> [PROMPT] Quote the listing in full, exactly as given, minus any pictures.
** BEGIN MATERIAL PROVIDED **
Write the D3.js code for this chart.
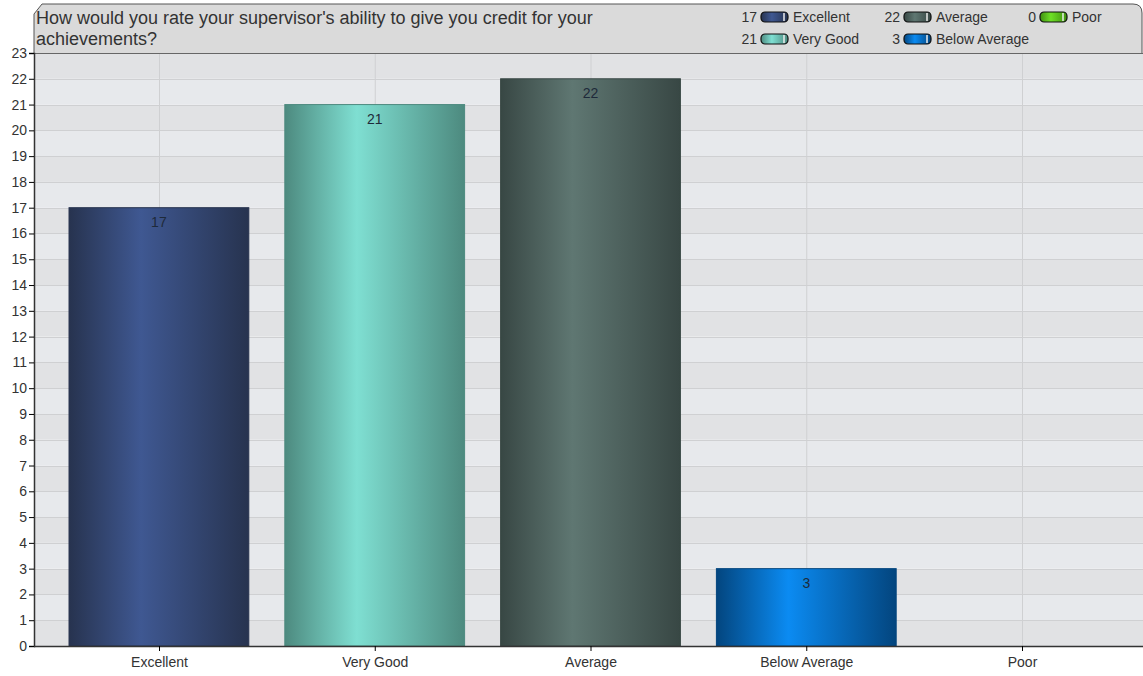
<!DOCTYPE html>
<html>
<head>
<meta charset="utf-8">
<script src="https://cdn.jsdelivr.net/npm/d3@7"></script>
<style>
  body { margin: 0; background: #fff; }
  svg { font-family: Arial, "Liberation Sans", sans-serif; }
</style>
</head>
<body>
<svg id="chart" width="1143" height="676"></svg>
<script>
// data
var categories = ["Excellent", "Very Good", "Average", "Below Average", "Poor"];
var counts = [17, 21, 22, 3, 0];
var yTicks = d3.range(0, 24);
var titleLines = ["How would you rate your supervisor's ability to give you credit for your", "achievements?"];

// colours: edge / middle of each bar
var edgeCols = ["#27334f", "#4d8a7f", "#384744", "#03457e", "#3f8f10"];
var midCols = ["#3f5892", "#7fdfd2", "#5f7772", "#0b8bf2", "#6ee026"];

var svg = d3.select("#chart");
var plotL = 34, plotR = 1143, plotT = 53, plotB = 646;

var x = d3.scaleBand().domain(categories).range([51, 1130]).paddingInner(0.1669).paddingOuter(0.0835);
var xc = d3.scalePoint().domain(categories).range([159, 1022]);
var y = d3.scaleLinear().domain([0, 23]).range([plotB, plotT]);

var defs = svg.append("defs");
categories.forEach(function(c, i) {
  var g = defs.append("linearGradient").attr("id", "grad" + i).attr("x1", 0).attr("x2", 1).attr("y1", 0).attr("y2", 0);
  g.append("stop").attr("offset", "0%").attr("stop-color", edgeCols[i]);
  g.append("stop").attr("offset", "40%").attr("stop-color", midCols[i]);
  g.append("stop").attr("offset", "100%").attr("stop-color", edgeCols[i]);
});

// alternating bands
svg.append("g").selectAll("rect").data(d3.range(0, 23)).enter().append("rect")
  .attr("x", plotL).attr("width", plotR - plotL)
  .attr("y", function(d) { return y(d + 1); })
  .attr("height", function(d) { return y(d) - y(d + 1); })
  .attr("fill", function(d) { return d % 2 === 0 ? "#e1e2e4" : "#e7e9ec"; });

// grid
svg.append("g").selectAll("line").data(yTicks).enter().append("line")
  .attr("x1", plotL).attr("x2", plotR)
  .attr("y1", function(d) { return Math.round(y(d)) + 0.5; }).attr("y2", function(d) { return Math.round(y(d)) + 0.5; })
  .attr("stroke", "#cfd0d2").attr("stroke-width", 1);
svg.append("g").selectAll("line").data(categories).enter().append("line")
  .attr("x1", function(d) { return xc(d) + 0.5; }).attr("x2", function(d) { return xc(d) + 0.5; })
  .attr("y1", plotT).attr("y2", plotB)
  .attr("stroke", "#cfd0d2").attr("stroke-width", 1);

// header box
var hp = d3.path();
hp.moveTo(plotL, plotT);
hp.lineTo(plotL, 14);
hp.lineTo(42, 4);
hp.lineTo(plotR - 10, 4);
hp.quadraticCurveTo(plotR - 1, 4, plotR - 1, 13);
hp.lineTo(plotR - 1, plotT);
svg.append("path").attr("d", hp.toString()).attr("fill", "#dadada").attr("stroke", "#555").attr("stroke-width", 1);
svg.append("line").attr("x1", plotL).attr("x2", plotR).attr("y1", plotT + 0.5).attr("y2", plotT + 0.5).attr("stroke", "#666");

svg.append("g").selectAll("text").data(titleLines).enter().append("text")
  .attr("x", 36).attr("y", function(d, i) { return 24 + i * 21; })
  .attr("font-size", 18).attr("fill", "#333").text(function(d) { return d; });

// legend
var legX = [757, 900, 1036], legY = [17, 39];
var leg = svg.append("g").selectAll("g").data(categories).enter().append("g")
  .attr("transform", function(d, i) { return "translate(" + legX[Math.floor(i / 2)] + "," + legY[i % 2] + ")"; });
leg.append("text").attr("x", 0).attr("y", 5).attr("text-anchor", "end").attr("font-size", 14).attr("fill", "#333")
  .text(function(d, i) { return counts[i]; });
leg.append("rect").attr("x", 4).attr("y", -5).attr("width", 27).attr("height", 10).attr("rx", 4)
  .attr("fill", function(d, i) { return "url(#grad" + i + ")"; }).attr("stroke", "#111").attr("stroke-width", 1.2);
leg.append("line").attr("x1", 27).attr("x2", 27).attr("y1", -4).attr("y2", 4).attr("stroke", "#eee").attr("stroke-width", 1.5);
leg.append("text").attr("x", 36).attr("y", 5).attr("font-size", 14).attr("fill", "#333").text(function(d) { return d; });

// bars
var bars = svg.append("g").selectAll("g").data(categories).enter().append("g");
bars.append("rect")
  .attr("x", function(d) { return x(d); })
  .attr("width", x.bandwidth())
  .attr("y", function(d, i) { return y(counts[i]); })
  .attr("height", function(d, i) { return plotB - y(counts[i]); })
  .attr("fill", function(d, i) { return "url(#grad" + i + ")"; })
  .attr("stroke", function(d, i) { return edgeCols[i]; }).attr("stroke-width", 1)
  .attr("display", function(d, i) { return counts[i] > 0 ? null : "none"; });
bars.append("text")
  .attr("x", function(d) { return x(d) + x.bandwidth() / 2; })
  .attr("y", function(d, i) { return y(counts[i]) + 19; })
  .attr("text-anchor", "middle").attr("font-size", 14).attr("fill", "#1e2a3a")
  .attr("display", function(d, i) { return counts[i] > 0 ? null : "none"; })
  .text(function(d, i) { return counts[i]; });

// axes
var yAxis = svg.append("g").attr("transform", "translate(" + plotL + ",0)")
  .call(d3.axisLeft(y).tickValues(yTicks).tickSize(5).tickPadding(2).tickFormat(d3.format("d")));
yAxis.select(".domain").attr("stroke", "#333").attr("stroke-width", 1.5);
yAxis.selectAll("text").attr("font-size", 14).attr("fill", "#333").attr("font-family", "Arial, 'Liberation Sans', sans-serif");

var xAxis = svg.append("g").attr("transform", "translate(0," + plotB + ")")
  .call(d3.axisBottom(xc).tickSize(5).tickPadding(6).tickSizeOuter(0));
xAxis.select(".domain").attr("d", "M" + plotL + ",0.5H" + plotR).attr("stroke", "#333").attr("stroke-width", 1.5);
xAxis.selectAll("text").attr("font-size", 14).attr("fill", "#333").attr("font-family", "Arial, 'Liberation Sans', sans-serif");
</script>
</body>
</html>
** END MATERIAL PROVIDED **
> [FINISHED TASK]
Write the D3.js code for this chart.
<!DOCTYPE html>
<html>
<head>
<meta charset="utf-8">
<script src="https://cdn.jsdelivr.net/npm/d3@7"></script>
<style>
  body { margin: 0; background: #fff; }
  svg { font-family: Arial, "Liberation Sans", sans-serif; }
</style>
</head>
<body>
<svg id="chart" width="1143" height="676"></svg>
<script>
// data
var categories = ["Excellent", "Very Good", "Average", "Below Average", "Poor"];
var counts = [17, 21, 22, 3, 0];
var yTicks = d3.range(0, 24);
var titleLines = ["How would you rate your supervisor's ability to give you credit for your", "achievements?"];

// colours: edge / middle of each bar
var edgeCols = ["#27334f", "#4d8a7f", "#384744", "#03457e", "#3f8f10"];
var midCols = ["#3f5892", "#7fdfd2", "#5f7772", "#0b8bf2", "#6ee026"];

var svg = d3.select("#chart");
var plotL = 34, plotR = 1143, plotT = 53, plotB = 646;

var x = d3.scaleBand().domain(categories).range([51, 1130]).paddingInner(0.1669).paddingOuter(0.0835);
var xc = d3.scalePoint().domain(categories).range([159, 1022]);
var y = d3.scaleLinear().domain([0, 23]).range([plotB, plotT]);

var defs = svg.append("defs");
categories.forEach(function(c, i) {
  var g = defs.append("linearGradient").attr("id", "grad" + i).attr("x1", 0).attr("x2", 1).attr("y1", 0).attr("y2", 0);
  g.append("stop").attr("offset", "0%").attr("stop-color", edgeCols[i]);
  g.append("stop").attr("offset", "40%").attr("stop-color", midCols[i]);
  g.append("stop").attr("offset", "100%").attr("stop-color", edgeCols[i]);
});

// alternating bands
svg.append("g").selectAll("rect").data(d3.range(0, 23)).enter().append("rect")
  .attr("x", plotL).attr("width", plotR - plotL)
  .attr("y", function(d) { return y(d + 1); })
  .attr("height", function(d) { return y(d) - y(d + 1); })
  .attr("fill", function(d) { return d % 2 === 0 ? "#e1e2e4" : "#e7e9ec"; });

// grid
svg.append("g").selectAll("line").data(yTicks).enter().append("line")
  .attr("x1", plotL).attr("x2", plotR)
  .attr("y1", function(d) { return Math.round(y(d)) + 0.5; }).attr("y2", function(d) { return Math.round(y(d)) + 0.5; })
  .attr("stroke", "#cfd0d2").attr("stroke-width", 1);
svg.append("g").selectAll("line").data(categories).enter().append("line")
  .attr("x1", function(d) { return xc(d) + 0.5; }).attr("x2", function(d) { return xc(d) + 0.5; })
  .attr("y1", plotT).attr("y2", plotB)
  .attr("stroke", "#cfd0d2").attr("stroke-width", 1);

// header box
var hp = d3.path();
hp.moveTo(plotL, plotT);
hp.lineTo(plotL, 14);
hp.lineTo(42, 4);
hp.lineTo(plotR - 10, 4);
hp.quadraticCurveTo(plotR - 1, 4, plotR - 1, 13);
hp.lineTo(plotR - 1, plotT);
svg.append("path").attr("d", hp.toString()).attr("fill", "#dadada").attr("stroke", "#555").attr("stroke-width", 1);
svg.append("line").attr("x1", plotL).attr("x2", plotR).attr("y1", plotT + 0.5).attr("y2", plotT + 0.5).attr("stroke", "#666");

svg.append("g").selectAll("text").data(titleLines).enter().append("text")
  .attr("x", 36).attr("y", function(d, i) { return 24 + i * 21; })
  .attr("font-size", 18).attr("fill", "#333").text(function(d) { return d; });

// legend
var legX = [757, 900, 1036], legY = [17, 39];
var leg = svg.append("g").selectAll("g").data(categories).enter().append("g")
  .attr("transform", function(d, i) { return "translate(" + legX[Math.floor(i / 2)] + "," + legY[i % 2] + ")"; });
leg.append("text").attr("x", 0).attr("y", 5).attr("text-anchor", "end").attr("font-size", 14).attr("fill", "#333")
  .text(function(d, i) { return counts[i]; });
leg.append("rect").attr("x", 4).attr("y", -5).attr("width", 27).attr("height", 10).attr("rx", 4)
  .attr("fill", function(d, i) { return "url(#grad" + i + ")"; }).attr("stroke", "#111").attr("stroke-width", 1.2);
leg.append("line").attr("x1", 27).attr("x2", 27).attr("y1", -4).attr("y2", 4).attr("stroke", "#eee").attr("stroke-width", 1.5);
leg.append("text").attr("x", 36).attr("y", 5).attr("font-size", 14).attr("fill", "#333").text(function(d) { return d; });

// bars
var bars = svg.append("g").selectAll("g").data(categories).enter().append("g");
bars.append("rect")
  .attr("x", function(d) { return x(d); })
  .attr("width", x.bandwidth())
  .attr("y", function(d, i) { return y(counts[i]); })
  .attr("height", function(d, i) { return plotB - y(counts[i]); })
  .attr("fill", function(d, i) { return "url(#grad" + i + ")"; })
  .attr("stroke", function(d, i) { return edgeCols[i]; }).attr("stroke-width", 1)
  .attr("display", function(d, i) { return counts[i] > 0 ? null : "none"; });
bars.append("text")
  .attr("x", function(d) { return x(d) + x.bandwidth() / 2; })
  .attr("y", function(d, i) { return y(counts[i]) + 19; })
  .attr("text-anchor", "middle").attr("font-size", 14).attr("fill", "#1e2a3a")
  .attr("display", function(d, i) { return counts[i] > 0 ? null : "none"; })
  .text(function(d, i) { return counts[i]; });

// axes
var yAxis = svg.append("g").attr("transform", "translate(" + plotL + ",0)")
  .call(d3.axisLeft(y).tickValues(yTicks).tickSize(5).tickPadding(2).tickFormat(d3.format("d")));
yAxis.select(".domain").attr("stroke", "#333").attr("stroke-width", 1.5);
yAxis.selectAll("text").attr("font-size", 14).attr("fill", "#333").attr("font-family", "Arial, 'Liberation Sans', sans-serif");

var xAxis = svg.append("g").attr("transform", "translate(0," + plotB + ")")
  .call(d3.axisBottom(xc).tickSize(5).tickPadding(6).tickSizeOuter(0));
xAxis.select(".domain").attr("d", "M" + plotL + ",0.5H" + plotR).attr("stroke", "#333").attr("stroke-width", 1.5);
xAxis.selectAll("text").attr("font-size", 14).attr("fill", "#333").attr("font-family", "Arial, 'Liberation Sans', sans-serif");
</script>
</body>
</html>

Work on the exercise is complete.